事業拡大の一方で、岸川さんは廃棄ゼロの生産農家も目指している。そして、1次産業の新しい”ビジネス”として取り組めることはないか、と動いている。
「そうすることで、地元の佐賀の発展につなげていきたい」
そう思っている。
生まれ育ったもの以上は、どんな形であれ、何かしらの役に立ってほしい。それが、岸川さんのレンコンへに対する愛情だ。

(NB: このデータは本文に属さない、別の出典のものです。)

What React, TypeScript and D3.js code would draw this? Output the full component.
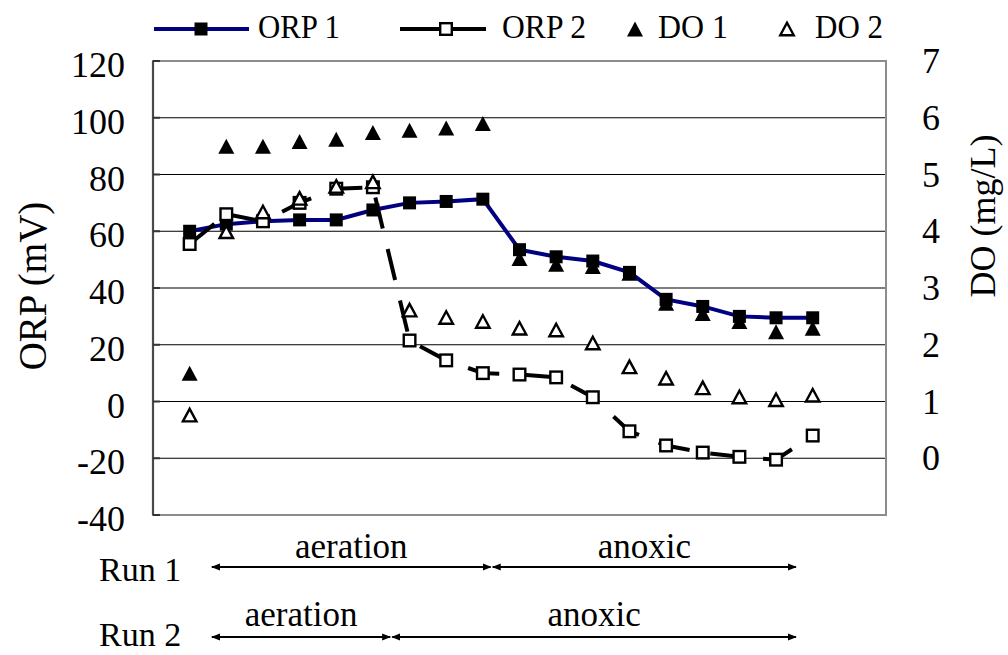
import * as d3 from "d3";

// sample number along the cycle
const samples = [1, 2, 3, 4, 5, 6, 7, 8, 9, 10, 11, 12, 13, 14, 15, 16, 17, 18];

// ORP (mV), left axis
const orp1 = [60, 62.5, 63.5, 64, 64, 67.5, 70, 70.5, 71.3, 53.5, 51, 49.5, 45.5, 36, 33.5, 30, 29.5, 29.5];
const orp2 = [55.5, 66, 63.5, 70, 75, 75.5, 21.5, 14.5, 10, 9.5, 8.5, 1.5, -10.5, -15.5, -18, -19.5, -20.5, -12];

// DO (mg/L), right axis
const do1 = [1.5, 5.5, 5.5, 5.58, 5.62, 5.74, 5.78, 5.82, 5.9, 3.52, 3.42, 3.38, 3.26, 2.73, 2.55, 2.41, 2.23, 2.29];
const do2 = [0.76, 3.99, 4.34, 4.58, 4.79, 4.87, 2.61, 2.48, 2.41, 2.29, 2.26, 2.03, 1.61, 1.41, 1.24, 1.08, 1.03, 1.11];

const orpTicks = [-40, -20, 0, 20, 40, 60, 80, 100, 120];
const doTicks = [0, 1, 2, 3, 4, 5, 6, 7];

// phase annotations below the chart (in sample units)
const runNames = ["Run 1", "Run 2"];
const phaseNames = ["aeration", "anoxic"];
const run1Bounds = [1.58, 9.24, 17.57];
const run2Bounds = [1.58, 6.5, 17.57];

const legendNames = ["ORP 1", "ORP 2", "DO 1", "DO 2"];

const tf = { fontFamily: "Liberation Serif" };

const plot = { left: 153, right: 886, top: 61, bottom: 515 };

const x = d3.scaleLinear().domain([0, 20]).range([plot.left, plot.right]);
const yL = d3.scaleLinear().domain([-40, 120]).range([plot.bottom, plot.top]);
const yR = d3.scaleLinear().domain([-1, 7]).range([plot.bottom, plot.top]);

const tri = (cx: number, cy: number, w: number, h: number) =>
  `M${cx},${cy - h / 2}L${cx + w / 2},${cy + h / 2}L${cx - w / 2},${cy + h / 2}Z`;

const FilledSquare = ({ cx, cy }: { cx: number; cy: number }) => (
  <rect x={cx - 6.5} y={cy - 6.5} width={13} height={13} fill="#000" />
);
const OpenSquare = ({ cx, cy }: { cx: number; cy: number }) => (
  <rect x={cx - 5.8} y={cy - 5.8} width={11.6} height={11.6} fill="#fff" stroke="#000" strokeWidth={2.4} />
);
const FilledTri = ({ cx, cy }: { cx: number; cy: number }) => <path d={tri(cx, cy, 16, 15)} fill="#000" />;
const OpenTri = ({ cx, cy }: { cx: number; cy: number }) => (
  <path d={tri(cx, cy, 13.5, 12.5)} fill="#fff" stroke="#000" strokeWidth={2.4} strokeLinejoin="miter" />
);

const PhaseRow = ({ bounds, y, textY, label, labelY }: { bounds: number[]; y: number; textY: number; label: string; labelY: number }) => (
  <g>
    <text x={99} y={labelY} fontSize={34} style={tf}>
      {label}
    </text>
    {phaseNames.map((p, i) => {
      const x0 = x(bounds[i]);
      const x1 = x(bounds[i + 1]);
      return (
        <g key={p}>
          <line x1={x0 + 1} x2={x1 - 1} y1={y} y2={y} stroke="#000" strokeWidth={2} markerStart="url(#arr)" markerEnd="url(#arr)" />
          <text x={(x0 + x1) / 2} y={textY} fontSize={35} textAnchor="middle" style={tf}>
            {p}
          </text>
        </g>
      );
    })}
  </g>
);

export default function App() {
  const lineL = d3
    .line<number>()
    .x((_, i) => x(samples[i]))
    .y((d) => yL(d));

  const legendY = 29;
  const legendTextY = 38;

  return (
    <svg width={1008} height={655} style={{ position: "absolute", left: 0, top: 0, background: "#fff" }}>
      <defs>
        <marker id="arr" viewBox="0 0 10 10" refX="9" refY="5" markerWidth="4.5" markerHeight="4.5" orient="auto-start-reverse" markerUnits="strokeWidth">
          <path d="M0,1L10,5L0,9Z" fill="#000" />
        </marker>
      </defs>

      {/* gridlines */}
      {orpTicks.slice(1, -1).map((t) => (
        <line key={t} x1={plot.left} x2={plot.right + 1} y1={yL(t)} y2={yL(t)} stroke="#000" strokeWidth={1.2} />
      ))}
      {/* frame */}
      <rect x={plot.left} y={plot.top} width={plot.right - plot.left} height={plot.bottom - plot.top} fill="none" stroke="#8c8c8c" strokeWidth={2} />
      <line x1={plot.left} x2={plot.left} y1={plot.top} y2={plot.bottom} stroke="#4a4a4a" strokeWidth={2.2} />
      {orpTicks.map((t) => (
        <line key={t} x1={plot.left} x2={plot.left + 7} y1={yL(t)} y2={yL(t)} stroke="#333" strokeWidth={2} />
      ))}

      {/* left ticks */}
      {orpTicks.map((t) => (
        <text key={t} x={125} y={yL(t) + 4} fontSize={36} textAnchor="end" dominantBaseline="central" style={tf}>
          {t}
        </text>
      ))}
      {/* right ticks */}
      {doTicks.map((t) => (
        <text key={t} x={922} y={yR(t)} fontSize={36} textAnchor="start" dominantBaseline="central" style={tf}>
          {t}
        </text>
      ))}

      <text transform="translate(32,286) rotate(-90)" fontSize={39} textAnchor="middle" dominantBaseline="central" style={tf}>
        ORP (mV)
      </text>
      <text transform="translate(983,216) rotate(-90)" fontSize={36} textAnchor="middle" dominantBaseline="central" style={tf}>
        DO (mg/L)
      </text>

      {/* ORP 1 */}
      <path d={lineL(orp1) ?? ""} fill="none" stroke="#000080" strokeWidth={4} />
      {orp1.map((v, i) => (
        <FilledSquare key={i} cx={x(samples[i])} cy={yL(v)} />
      ))}

      {/* ORP 2 */}
      <path d={lineL(orp2) ?? ""} fill="none" stroke="#000" strokeWidth={4} strokeDasharray="32 21" />
      {orp2.map((v, i) => (
        <OpenSquare key={i} cx={x(samples[i])} cy={yL(v)} />
      ))}

      {/* DO 1 */}
      {do1.map((v, i) => (
        <FilledTri key={i} cx={x(samples[i])} cy={yR(v)} />
      ))}
      {/* DO 2 */}
      {do2.map((v, i) => (
        <OpenTri key={i} cx={x(samples[i])} cy={yR(v)} />
      ))}

      {/* legend */}
      <g>
        <line x1={154} x2={249} y1={legendY} y2={legendY} stroke="#000080" strokeWidth={4} />
        <FilledSquare cx={201} cy={legendY} />
        <text x={258} y={legendTextY} fontSize={34} textLength={82} lengthAdjust="spacingAndGlyphs" style={tf}>
          {legendNames[0]}
        </text>
        <line x1={400} x2={486} y1={legendY} y2={legendY} stroke="#000" strokeWidth={4} />
        <OpenSquare cx={446} cy={legendY} />
        <text x={502} y={legendTextY} fontSize={34} textLength={84} lengthAdjust="spacingAndGlyphs" style={tf}>
          {legendNames[1]}
        </text>
        <FilledTri cx={635} cy={legendY} />
        <text x={658} y={legendTextY} fontSize={34} textLength={70} lengthAdjust="spacingAndGlyphs" style={tf}>
          {legendNames[2]}
        </text>
        <OpenTri cx={787} cy={legendY} />
        <text x={815} y={legendTextY} fontSize={34} textLength={68} lengthAdjust="spacingAndGlyphs" style={tf}>
          {legendNames[3]}
        </text>
      </g>

      {/* phase annotations */}
      <PhaseRow bounds={run1Bounds} y={567} textY={558} label={runNames[0]} labelY={581} />
      <PhaseRow bounds={run2Bounds} y={637} textY={626} label={runNames[1]} labelY={646} />
    </svg>
  );
}
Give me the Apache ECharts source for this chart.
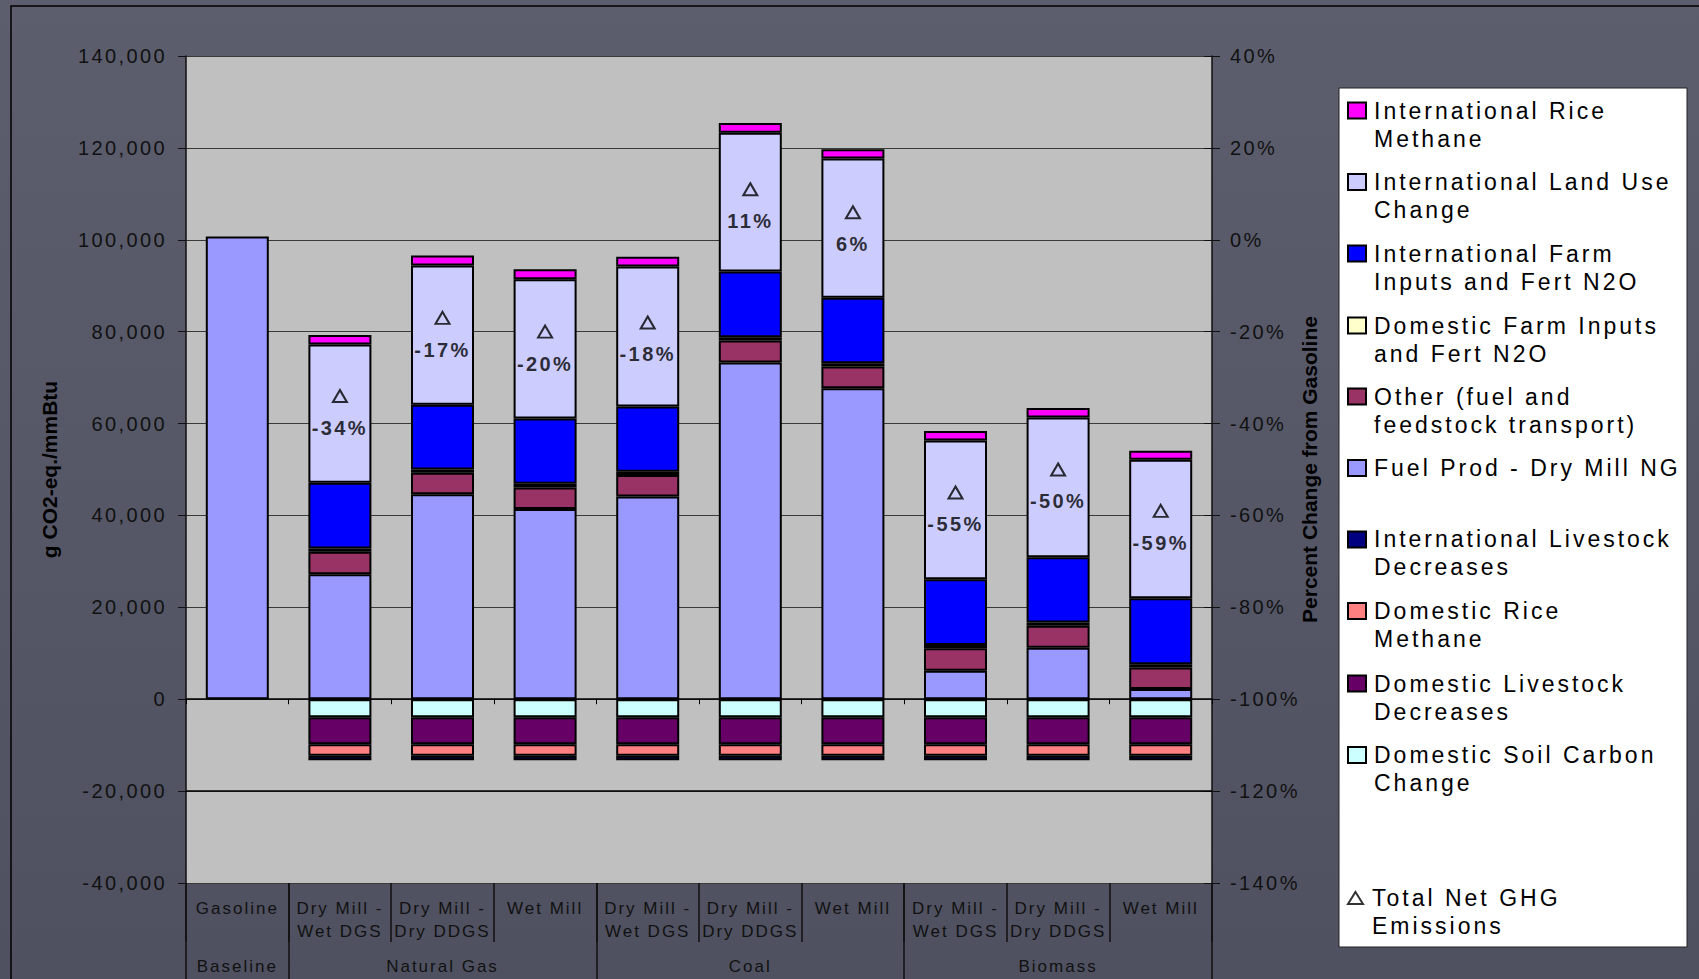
<!DOCTYPE html>
<html><head><meta charset="utf-8">
<script src="https://cdn.jsdelivr.net/npm/echarts@6/dist/echarts.min.js"></script>
<style>
html,body{margin:0;padding:0;background:#565867;}
#chart{width:1699px;height:979px;}
#chart text[style*="23px"]{letter-spacing:3px}
#chart text[style*="20px"]{letter-spacing:2.4px}
#chart text[style*="17px"]{letter-spacing:2px}
</style></head><body><div id="chart"></div>
<script>
// ---- data ----
const categories = ['Gasoline','Dry Mill -\nWet DGS','Dry Mill -\nDry DDGS','Wet Mill','Dry Mill -\nWet DGS','Dry Mill -\nDry DDGS','Wet Mill','Dry Mill -\nWet DGS','Dry Mill -\nDry DDGS','Wet Mill'];
const groupLabels = ['Baseline','','Natural Gas','','','Coal','','','Biomass',''];
const groupStarts = [0,1,4,7];

const fuelProd       = [100700, 27200, 44600, 41400, 44100, 73300, 67700,  6200, 11200,  2200];
const otherTransport = [null,    4900,  4700,  4700,  4700,  4800,  4700,  4900,  4800,  4700];
const domFarmInputs  = [null,     700,   700,   800,   700,   700,   700,   700,   700,   700];
const intlFarmInputs = [null,   14300, 14100, 14200, 14200, 14300, 14300, 14300, 14200, 14400];
const intlLandUse    = [null,   30100, 30300, 30300, 30500, 30200, 30300, 30200, 30400, 30100];
const intlRice       = [null,    2100,  2200,  2200,  2100,  2100,  2000,  2100,  2100,  2000];
const domSoil        = [null,   -3900, -3900, -3900, -3900, -3900, -3900, -3900, -3900, -3900];
const domLivestock   = [null,   -5900, -5900, -5900, -5900, -5900, -5900, -5900, -5900, -5900];
const domRice        = [null,   -2500, -2500, -2500, -2500, -2500, -2500, -2500, -2500, -2500];
const intlLivestock  = [null,   -1000, -1000, -1000, -1000, -1000, -1000, -1000, -1000, -1000];
const netChangePct   = [null, -34, -17, -20, -18, 11, 6, -55, -50, -59];

const leftMin = -40000, leftMax = 140000, leftStep = 20000;
const rightMin = -140, rightMax = 40, rightStep = 20;

const legendNames = ['International Rice Methane','International Land Use Change','International Farm Inputs and Fert N2O','Domestic Farm Inputs and Fert N2O','Other (fuel and feedstock transport)','Fuel Prod - Dry Mill NG','International Livestock Decreases','Domestic Rice Methane','Domestic Livestock Decreases','Domestic Soil Carbon Change','Total Net GHG Emissions'];
const legendLabels = ['International Rice\nMethane','International Land Use\nChange','International Farm\nInputs and Fert N2O','Domestic Farm Inputs\nand Fert N2O','Other (fuel and\nfeedstock transport)','Fuel Prod - Dry Mill NG','International Livestock\nDecreases','Domestic Rice\nMethane','Domestic Livestock\nDecreases','Domestic Soil Carbon\nChange','Total Net GHG\nEmissions'];
const legendRowY = [110.5, 182, 253.5, 325.5, 396.6, 468, 539.4, 611, 683.5, 755, 898];

// ---- chart ----
const FF = 'Liberation Sans, Arial, sans-serif';
const stackDefs = [
  {name:'Fuel Prod - Dry Mill NG', data:fuelProd, color:'#9999FF'},
  {name:'Other (fuel and feedstock transport)', data:otherTransport, color:'#993366'},
  {name:'Domestic Farm Inputs and Fert N2O', data:domFarmInputs, color:'#FFFFCC'},
  {name:'International Farm Inputs and Fert N2O', data:intlFarmInputs, color:'#0000FF'},
  {name:'International Land Use Change', data:intlLandUse, color:'#CCCCFF'},
  {name:'International Rice Methane', data:intlRice, color:'#FF00FF'},
  {name:'Domestic Soil Carbon Change', data:domSoil, color:'#CCFFFF'},
  {name:'Domestic Livestock Decreases', data:domLivestock, color:'#660066'},
  {name:'Domestic Rice Methane', data:domRice, color:'#FF8080'},
  {name:'International Livestock Decreases', data:intlLivestock, color:'#000080'}
];

const series = stackDefs.map((d, i) => {
  const s = {
    name: d.name, type: 'bar', stack: 'total', barWidth: 63,
    xAxisIndex: 0, yAxisIndex: 0, data: d.data,
    itemStyle: {color: d.color, borderColor: '#000', borderWidth: 2},
    emphasis: {disabled: true}
  };
  if (i === 0) {
    s.markLine = {silent: true, symbol: 'none', label: {show: false},
      lineStyle: {color: '#000', width: 1.5, type: 'solid'},
      data: [{yAxis: -20000}]};
  }
  return s;
});
series.push({
  name: 'Total Net GHG Emissions', type: 'scatter', xAxisIndex: 0, yAxisIndex: 1,
  data: netChangePct, symbol: 'triangle', symbolSize: [14, 12], z: 10,
  itemStyle: {color: 'rgba(0,0,0,0)', borderColor: '#000', borderWidth: 2},
  label: {show: true, position: 'bottom', distance: 15, formatter: p => p.value + '%',
    fontSize: 20, fontWeight: 'bold', color: '#000', fontFamily: FF},
  emphasis: {disabled: true}
});

const legends = legendNames.map((n, i) => {
  const two = legendLabels[i].indexOf('\n') >= 0;
  const tri = n === 'Total Net GHG Emissions';
  const lg = {
    orient: 'vertical', left: 1347, top: legendRowY[i] - (two ? 42 : 14), padding: 0,
    data: [n], selectedMode: false,
    itemWidth: tri ? 15 : 18, itemHeight: tri ? 12 : 16,
    formatter: () => (two ? '\n' : '') + legendLabels[i],
    textStyle: {fontSize: 23, lineHeight: 28, color: '#000', fontFamily: FF,
      padding: [0, 0, 0, tri ? 4 : 3]}
  };
  if (!tri) lg.icon = 'rect';
  return lg;
});

const axisTxt = {color: '#111', fontFamily: FF};
const option = {
  animation: false,
  backgroundColor: {type: 'linear', x: 0, y: 0, x2: 0, y2: 1,
    colorStops: [{offset: 0, color: '#5c5e6d'}, {offset: 1, color: '#4f5160'}]},
  textStyle: {fontFamily: FF},
  grid: {left: 186, right: 487, top: 56, bottom: 96, show: true,
    backgroundColor: '#c0c0c0', borderWidth: 0, containLabel: false, outerBoundsMode: 'none'},
  graphic: [
    {type: 'rect', z: -5, silent: true, shape: {x: 11, y: 6, width: 2000, height: 2000},
      style: {fill: 'none', stroke: '#000', lineWidth: 1.5}},
    {type: 'rect', z: 0, silent: true, shape: {x: 1339, y: 88, width: 348, height: 859},
      style: {fill: '#fff', stroke: '#222', lineWidth: 1}}
  ],
  legend: legends,
  xAxis: [
    {type: 'category', data: categories, position: 'bottom',
      axisLine: {show: true, onZero: true, lineStyle: {color: '#000', width: 1.5}},
      axisTick: {show: true, length: 5, lineStyle: {color: '#000', width: 1}},
      axisLabel: {show: false}, splitLine: {show: false}},
    {type: 'category', data: categories, position: 'bottom',
      axisLine: {show: false, onZero: false},
      axisTick: {show: true, interval: 0, length: 59, lineStyle: {color: '#111', width: 1.5}},
      axisLabel: Object.assign({interval: 0, margin: 13.5, fontSize: 17, lineHeight: 23}, axisTxt),
      splitLine: {show: false}},
    {type: 'category', data: groupLabels, position: 'bottom',
      axisLine: {show: false, onZero: false},
      axisTick: {show: true, interval: (i) => groupStarts.indexOf(i) >= 0, length: 100,
        lineStyle: {color: '#111', width: 1.5}},
      axisLabel: Object.assign({interval: 0, margin: 71.5, fontSize: 17, lineHeight: 23}, axisTxt),
      splitLine: {show: false}}
  ],
  yAxis: [
    {type: 'value', min: leftMin, max: leftMax, interval: leftStep, position: 'left',
      axisLine: {show: true, lineStyle: {color: '#111', width: 1.5}},
      axisTick: {show: true, length: 8, lineStyle: {color: '#111'}},
      axisLabel: Object.assign({margin: 19, fontSize: 20, formatter: v => v.toLocaleString('en-US')}, axisTxt),
      splitLine: {show: true, lineStyle: {color: '#3a3a3a', width: 1}},
      name: 'g CO2-eq./mmBtu', nameLocation: 'middle', nameGap: 126,
      nameTextStyle: {fontSize: 21, fontWeight: 'bold', color: '#000', fontFamily: FF}},
    {type: 'value', min: rightMin, max: rightMax, interval: rightStep, position: 'right',
      axisLine: {show: true, lineStyle: {color: '#111', width: 1.5}},
      axisTick: {show: true, length: 8, lineStyle: {color: '#111'}},
      axisLabel: Object.assign({margin: 18, fontSize: 20, formatter: '{value}%'}, axisTxt),
      splitLine: {show: false},
      name: 'Percent Change from Gasoline', nameLocation: 'middle', nameGap: 86,
      nameTextStyle: {fontSize: 21, fontWeight: 'bold', color: '#000', fontFamily: FF}},
    {type: 'value', min: rightMin, max: rightMax, interval: rightStep, position: 'right',
      axisLine: {show: false}, axisLabel: {show: false}, splitLine: {show: false},
      axisTick: {show: true, inside: true, length: 8, lineStyle: {color: '#111'}}}
  ],
  series: series
};
const chart = echarts.init(document.getElementById('chart'), null, {renderer: 'svg'});
chart.setOption(option);
</script></body></html>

栽培と販売の両輪で、収穫シーズン期には、それこそ2、3時間しか睡眠できない日が何日も続くという。そんな中でも、廃棄ロスも目指し、わずかでも可能性があれば、直接でもオンラインでも人に直接会い、情報を掴みにいく。
岸川さんのレンコン愛は止まらない。
そんな岸川さんだが、2024年に入ってレンコン田を1面を増やそうとしながらも新たな試みようとしている
「実は、山葵(わさび)の栽培にチャレンジしたいんですよね」
山葵といえば、栽培する環境として清流が欠かせない。
「その清流が実家の近くに流れているんです」
中学生時代には、少々不便と感じていた山頂に近い実家の立地条件を活かそうとする発想だ。
この山葵も、もちろん自然栽培を目指している。
レンコンの栽培から販売まで、独自の哲学と愛情とチャレンジ精神で拡張させてきた岸川さん。
佐賀白石レンコンにその名を広げることを目標に、加速度的に拡張させている岸川さん。レンコンへの愛情もさることながら、新たな名産品を生み出そうとするそのチャレンジ精神もとどまることを知らない。